If the supply of blood is restricted or stopped like during a stroke, brain cells begin to die which can lead to brain injury, disability and possibly death. This means that acting quickly during this emergency is crucial.
Chris Darch is now paralysed down his left side and in a wheelchair but he is coaching disability sport.
He said: “I am now paralysed on my left-hand side, so I had a lot of rehabilitation work to do before I could even think of being sent home.
“My main aim was to get out, to get home. That was my goal from the start. The doctors told me I was very lucky to be alive, that I shouldn’t have made it.”
That’s when the care of Gillian Hornby, a Community Services Coordinator for Chest Heart & Stroke Scotland (CHSS), changed his life.

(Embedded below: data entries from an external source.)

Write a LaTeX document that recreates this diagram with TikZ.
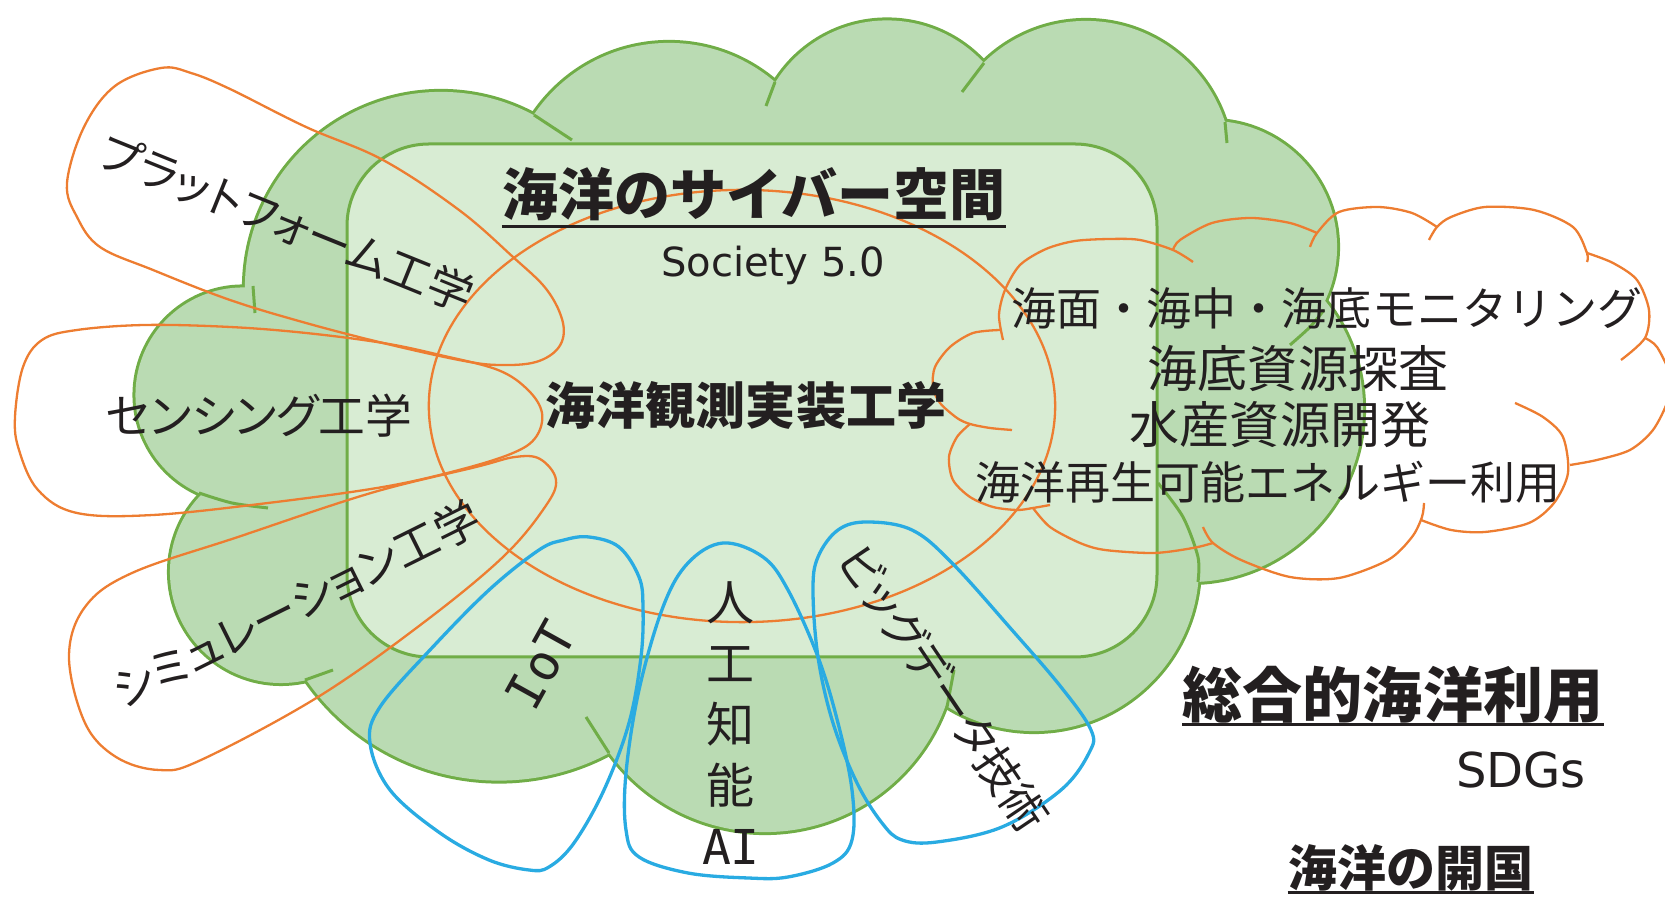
\documentclass[tikz,border=0pt]{standalone}
\usepackage{fontspec}
\setmainfont{Noto Sans CJK JP}
\newfontfamily\jpp[RawFeature=+palt]{Noto Sans CJK JP}
\newfontfamily\lat{DejaVu Sans}
\newfontfamily\latmono{DejaVu Sans Mono}
\usetikzlibrary{calc}
\definecolor{gfill}{HTML}{BADBB3}
\definecolor{rfill}{HTML}{D8ECD3}
\definecolor{gline}{HTML}{70AD47}
\definecolor{oline}{HTML}{ED7D31}
\definecolor{bline}{HTML}{29ABE2}
\definecolor{txt}{HTML}{231F20}
\tikzset{
  gstroke/.style={draw=gline, line width=0.06cm},
  stub/.style={draw=gline, line width=0.03cm},
  rectbox/.style={draw=gline, fill=rfill, line width=0.03cm, rounded corners=0.82cm},
  oloop/.style={draw=oline, line width=0.023cm},
  bloop/.style={draw=bline, line width=0.033cm},
  lbl/.style={text=txt, inner sep=0pt},
  uline/.style={draw=txt, line width=0.03cm},
}
\begin{document}
\begin{tikzpicture}[x=0.01cm,y=-0.01cm]
\useasboundingbox (0,0) rectangle (1665,904);
\clip (0,0) rectangle (1665,904);
% ---- big green cloud (union of lobes)
\foreach \cx/\cy/\r in {441/288/1.96, 669/206/1.63, 887/152/1.315, 1086/167/1.46, 1211/247/1.26, 1190/409/1.73, 1034/566/1.65, 765/640/1.92, 499/546/2.345, 281/572/1.11, 243/395/1.075}
  \draw[gstroke] (\cx,\cy) circle[radius=\r cm];
\foreach \cx/\cy/\r in {441/288/1.96, 669/206/1.63, 887/152/1.315, 1086/167/1.46, 1211/247/1.26, 1190/409/1.73, 1034/566/1.65, 765/640/1.92, 499/546/2.345, 281/572/1.11, 243/395/1.075}
  \fill[gfill] (\cx,\cy) circle[radius=\r cm];
\fill[gfill] (256,290) -- (534,118) -- (775,85) -- (984,66) -- (1222,124) -- (1320,310) -- (1196,579) -- (947,704) -- (609,750) -- (307,677) -- (202,492) -- cycle;
% stubs
\draw[stub] (253,286) -- (255,313);
\draw[stub] (534,115) -- (572,140);
\draw[stub] (775,82) -- (766,106);
\draw[stub] (984,63) -- (962,92);
\draw[stub] (1225,122) -- (1227,143);
\draw[stub] plot[smooth] coordinates {(1324,310) (1310,327) (1290,345)};
\draw[stub] plot[smooth] coordinates {(1198,582) (1198,557) (1183,517) (1158,483)};
\draw[stub] (947,707) -- (954,670);
\draw[stub] (609,753) -- (586,717);
\draw[stub] (305,680) -- (333,670);
\draw[stub] plot[smooth] coordinates {(199,493) (232,503) (268,508)};
% ---- inner rounded rectangle
\draw[rectbox] (347,144) rectangle (1157,657);
% ---- orange shapes
\draw[oloop] (742,406) ellipse[x radius=3.13cm, y radius=2.16cm];
\draw[oloop] plot[smooth cycle, tension=0.6] coordinates {(161,68) (115,86) (84,127) (67,183) (77,217) (100,247) (153,270) (230,300) (306,323) (383,343) (459,360) (498,365) (536,362) (559,347) (563,323) (547,290) (513,257) (459,210) (383,160) (306,127) (230,89) (191,73)};
\draw[oloop] plot[smooth cycle, tension=0.6] coordinates {(77,330) (145,325) (230,327) (306,333) (383,343) (440,355) (498,370) (528,390) (542,413) (536,437) (513,453) (459,470) (383,487) (268,503) (153,515) (77,513) (38,490) (19,450) (15,417) (23,367) (42,340)};
\draw[oloop] plot[smooth cycle, tension=0.6] coordinates {(540,459) (556,480) (545,507) (503,557) (423,623) (318,697) (201,760) (159,770) (116,757) (85,723) (69,657) (85,607) (132,573) (238,537) (371,493) (476,467) (515,457)};
% right cloud
\draw[oloop] plot[smooth] coordinates {(1193,262) (1173,250) (1140,240) (1110,239) (1075,241) (1046,249) (1020,265) (1005,290) (999,315) (1003,340)};
\draw[oloop] plot[smooth] coordinates {(1000,330) (973,333) (950,347) (935,367) (933,387) (940,403) (957,418) (970,424) (990,428) (1012,430)};
\draw[oloop] plot[smooth] coordinates {(970,424) (957,437) (949,457) (953,480) (970,497) (993,507) (1017,510) (1033,508) (1050,505)};
\draw[oloop] plot[smooth] coordinates {(1033,508) (1050,527) (1080,543) (1105,550) (1154,553) (1193,548) (1213,543)};
\draw[oloop] plot[smooth] coordinates {(1203,527) (1213,543) (1241,560) (1290,577) (1339,578) (1388,560) (1412,537) (1422,517) (1424,503)};
\draw[oloop] plot[smooth] coordinates {(1421,520) (1451,530) (1485,532) (1529,523) (1554,503) (1568,473) (1563,437) (1543,417) (1515,403)};
\draw[oloop] plot[smooth] coordinates {(1570,465) (1597,460) (1630,450) (1653,430) (1668,400) (1670,375) (1657,347) (1645,338)};
\draw[oloop] plot[smooth] coordinates {(1621,360) (1645,338) (1649,310) (1637,280) (1613,263) (1587,253)};
\draw[oloop] plot[smooth] coordinates {(1587,262) (1587,253) (1573,227) (1534,210) (1485,207) (1451,217) (1437,227) (1429,240)};
\draw[oloop] plot[smooth] coordinates {(1310,247) (1317,233) (1339,212) (1378,207) (1412,213) (1437,227)};
\draw[oloop] plot[smooth] coordinates {(1173,250) (1180,240) (1212,223) (1251,218) (1290,223) (1317,233)};
% ---- blue loops
\draw[bloop] plot[smooth cycle, tension=0.6] coordinates {(589,537) (619,547) (639,577) (643,607) (641,657) (629,723) (604,790) (574,843) (549,867) (529,870) (489,860) (440,833) (390,790) (370,743) (380,707) (430,650) (489,590) (539,550) (564,540)};
\draw[bloop] plot[smooth cycle, tension=0.6] coordinates {(723,543) (763,557) (788,590) (818,657) (838,723) (852,790) (852,840) (833,863) (788,877) (748,878) (688,873) (639,857) (626,830) (626,773) (639,690) (663,607) (688,563)};
\draw[bloop] plot[smooth cycle, tension=0.6] coordinates {(867,522) (912,530) (952,563) (1012,630) (1061,687) (1091,730) (1089,753) (1061,790) (1002,827) (937,842) (902,840) (882,823) (857,783) (833,723) (818,657) (813,590) (818,557) (838,530)};
% ---- texts
\node[lbl, font=\bfseries\fontsize{15.93pt}{18pt}\selectfont] (title) at (754,194) {海洋のサイバー空間};
\draw[uline] ($(title.west)+(0,33)$) -- ($(title.east)+(0,33)$);
\node[lbl, anchor=base, font=\lat\fontsize{11.4pt}{13pt}\selectfont] (soc) at (773,277) {Society 5.0};
\node[lbl, font=\bfseries\fontsize{14.23pt}{16pt}\selectfont] (kansoku) at (746,405) {海洋観測実装工学};
\node[lbl, font=\jpp\fontsize{13.3pt}{16pt}\selectfont] (sensing) at (259,416) {センシング工学};
\node[lbl, rotate=-22, font=\jpp\fontsize{12.8pt}{15pt}\selectfont] (platform) at (287,223) {プラットフォーム工学};
\node[lbl, rotate=26.4, font=\jpp\fontsize{12.8pt}{15pt}\selectfont] (sim) at (296,604) {シミュレーション工学};
\node[lbl, rotate=61, font=\latmono\fontsize{14.2pt}{16pt}\selectfont] (iot) at (541,665) {IoT};
\node[lbl, align=center, font=\fontsize{13.66pt}{17.36pt}\selectfont] (ai) at (731,723) {人\\工\\知\\能\\{\latmono AI}};
\node[lbl, rotate=-56, font=\jpp\fontsize{12.8pt}{15pt}\selectfont] (bigdata) at (944,688) {ビッグデータ技術};
\node[lbl, font=\fontsize{12.8pt}{15pt}\selectfont] (r1) at (1327,308) {海面・海中・海底モニタリング};
\node[lbl, font=\fontsize{14.23pt}{16pt}\selectfont] (r2) at (1298,369) {海底資源探査};
\node[lbl, font=\fontsize{14.23pt}{16pt}\selectfont] (r3) at (1280,425) {水産資源開発};
\node[lbl, font=\fontsize{12.8pt}{15pt}\selectfont] (r4) at (1268,482) {海洋再生可能エネルギー利用};
\node[lbl, font=\bfseries\fontsize{17.07pt}{19pt}\selectfont] (sogo) at (1393,695) {総合的海洋利用};
\draw[uline] ($(sogo.west)+(0,30)$) -- ($(sogo.east)+(0,30)$);
\node[lbl, anchor=base, font=\lat\fontsize{13.66pt}{16pt}\selectfont] (sdgs) at (1521,788) {SDGs};
\node[lbl, font=\bfseries\fontsize{13.94pt}{16pt}\selectfont] (kaikoku) at (1411,868) {海洋の開国};
\draw[uline] ($(kaikoku.west)+(0,25)$) -- ($(kaikoku.east)+(0,25)$);
\end{tikzpicture}
\end{document}
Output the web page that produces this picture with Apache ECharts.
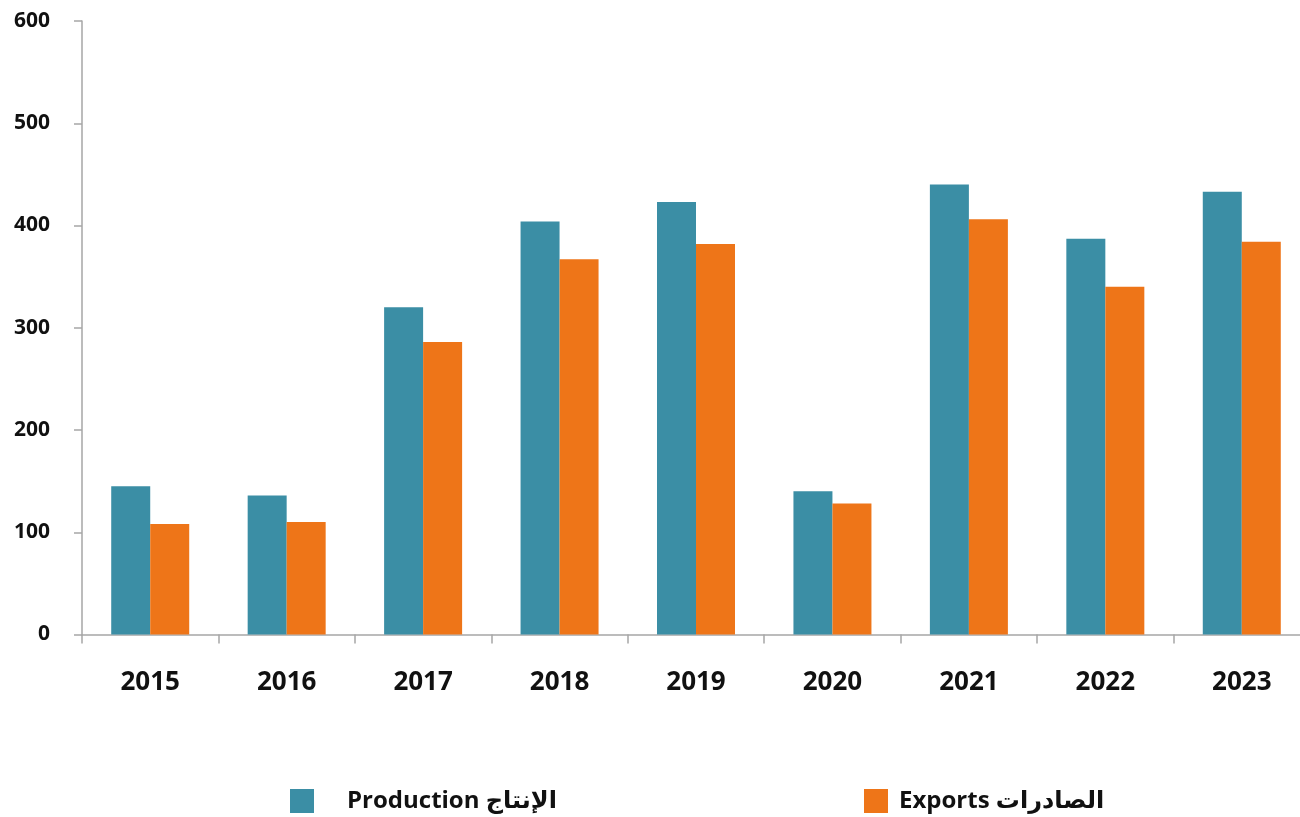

Chris said the connection had been “invaluable” in helping him adjust. He now plays and coaches boccia – a Paralympic sport – with Highland Disability Sports and hopes to return to his recruitment job in some capacity next year.
Chris added: “Chest Heart & Stroke Scotland is now a massive part of my life. It has touched every element of my recovery.
“It’s why I can’t wait to become a volunteer because they show how important it is to help people. I couldn’t think of a better organisation to be involved in.”
Chris is fronting CHSS’s Christmas Appeal and urged people to donate to help people like him.